Market Outlook for February 2nd 2010

by Bruno Voisin on February 2, 2010

ES bounced off the stall level on 1070 but is constrained in a channel on the 60mins chart, 1095 being a very strong resistance level just north of the channel boundary.  The daily chart has now entered the strong retracement potential configuration we picked up last week, and would confirm a rise to 1095 also.  Note however that profit taking has now set in on both daily and weekly charts, so we whall get back to 1062, and probably lower of the weekly channel breaks (also around 1062).
TF is also in an intraday channel, with a 610 upper boundary. As mentioned on Sunday’s report, the daily/weekly charts point lower with a target on 595, then probably 588 where support should be found unless the weekly channel also breaks. In such case, we will aim for ~530.
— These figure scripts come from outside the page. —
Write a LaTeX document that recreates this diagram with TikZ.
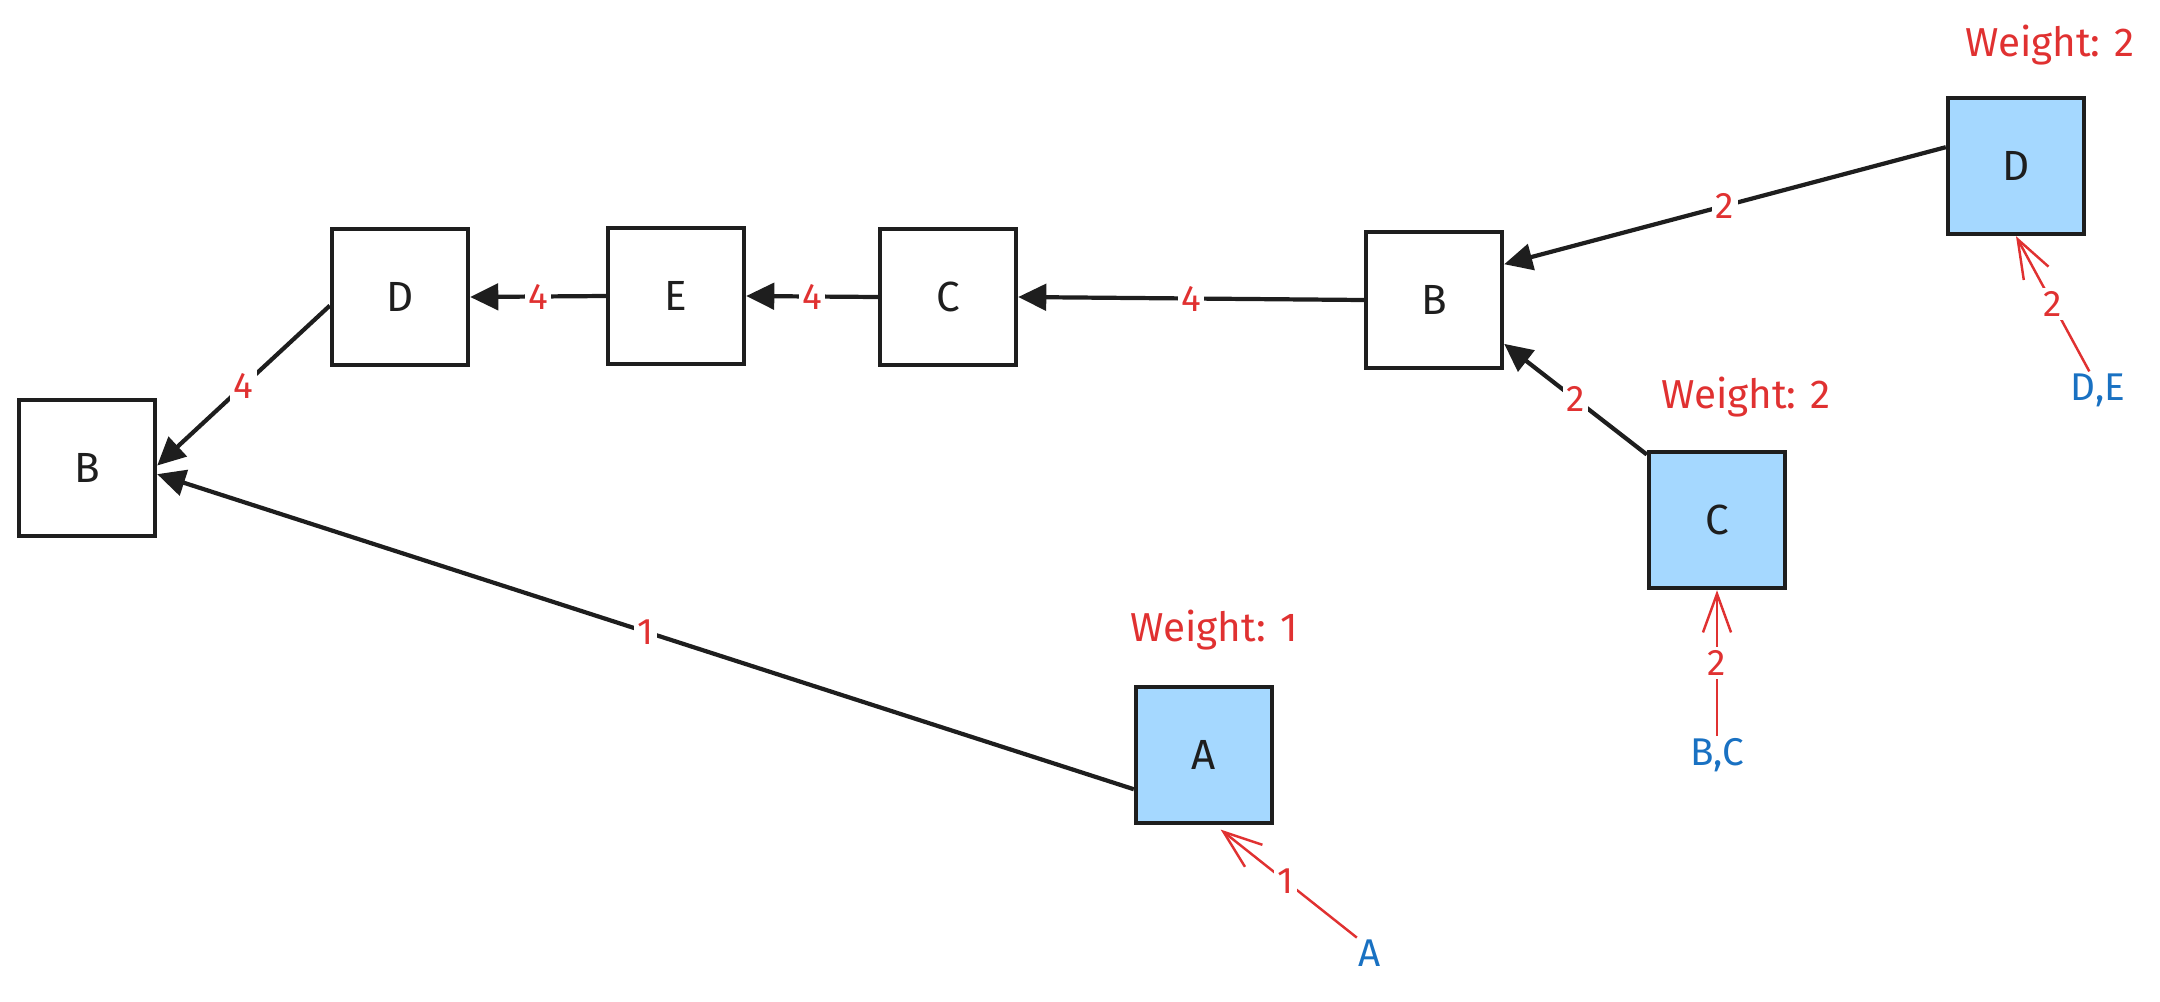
\documentclass[tikz,border=0pt]{standalone}
\usepackage{fontspec}
\setmainfont{Fira Sans}
\usetikzlibrary{arrows.meta}
\definecolor{ink}{HTML}{1E1E1E}
\definecolor{redc}{HTML}{E03131}
\definecolor{bluec}{HTML}{1971C2}
\definecolor{fillc}{HTML}{A5D8FF}
\begin{document}
\begin{tikzpicture}[x=0.02cm,y=-0.02cm,
 box/.style={draw=ink, line width=2.5pt, minimum size=2.72cm, inner sep=0pt, font=\fontsize{24}{28}\selectfont, text=ink},
 leaf/.style={box, fill=fillc},
 conn/.style={draw=ink, line width=2.4pt, -{Triangle[length=16pt,width=15pt]}},
 rconn/.style={draw=redc, line width=1.4pt, -{Straight Barb[length=22pt,width=16pt]}},
 wlab/.style={text=redc, font=\fontsize{21}{25}\selectfont, fill=white, inner sep=2pt},
 weight/.style={text=redc, font=\fontsize{23}{27}\selectfont},
 key/.style={text=bluec, font=\fontsize{22}{26}\selectfont, inner sep=1pt}]
\useasboundingbox (0,0) rectangle (2160,1001);

\node[box] (Bl) at (87,468) {B};
\node[box] (Dm) at (400,297) {D};
\node[box] (Em) at (676,296) {E};
\node[box] (Cm) at (948,297) {C};
\node[box] (Bu) at (1434,300) {B};
\node[leaf] (Dr) at (2016,166) {D};
\node[leaf] (Cr) at (1717,520) {C};
\node[leaf] (Ar) at (1204,755) {A};

\node[weight] (wD) at (2050,45) {Weight: 2};
\node[weight] (wC) at (1746,397) {Weight: 2};
\node[weight] (wA) at (1214,630) {Weight: 1};

\node[key] (de) at (2098,390) {D,E};
\node[key] (bc) at (1717,755) {B,C};
\node[key] (ak) at (1370,953) {A};

\draw[conn] (Dr.165) -- node[wlab]{2} (Bu.27);
\draw[conn] (Cr.137) -- node[wlab]{2} (Bu.-32);
\draw[conn] (Bu.west) -- node[wlab]{4} (Cm.east);
\draw[conn] (Cm.west) -- node[wlab]{4} (Em.east);
\draw[conn] (Em.west) -- node[wlab]{4} (Dm.east);
\draw[conn] (Dm.187) -- node[wlab]{4} (Bl.2);
\draw[conn] (Ar.206) -- node[wlab]{1} (Bl.-5);

\draw[rconn] (de.115) -- node[wlab]{2} (Dr.south);
\draw[rconn] (bc.north) -- node[wlab]{2} (Cr.south);
\draw[rconn, shorten >=4pt] (ak.north west) -- node[wlab]{1} (Ar.-81);
\end{tikzpicture}
\end{document}
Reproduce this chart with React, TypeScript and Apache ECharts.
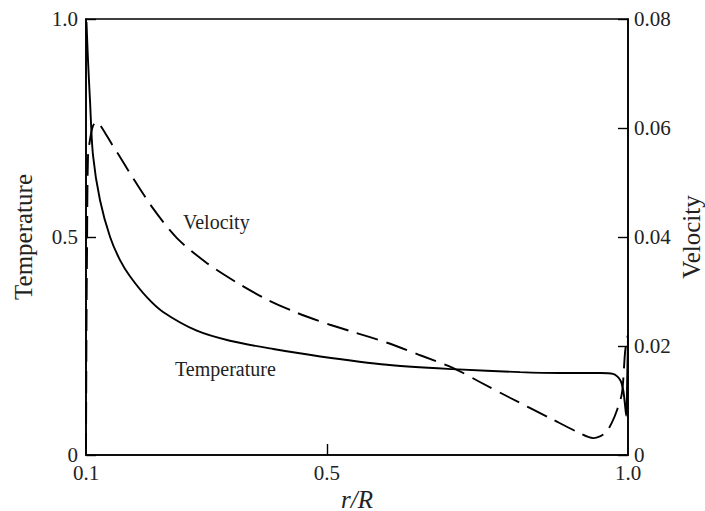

EURUSD bounced to 1.392 (and even a little higher yesterday as anticipated. It is following conflicting forces across time frames, but we can clearly see that a Fib target was hit on the 30mins chart, while the 4H and daily charts are trying to keep EURUSD above 1.392 now to trigger some buying to get back to the low 1.41s.  While this would not affect the weekly chart in the least, the longer term outlook remains a target close to 1.375. We shall watch 1.392 carefully and position ourselves accordingly.  A return to lows is our favoured scenario early in the trading day at least.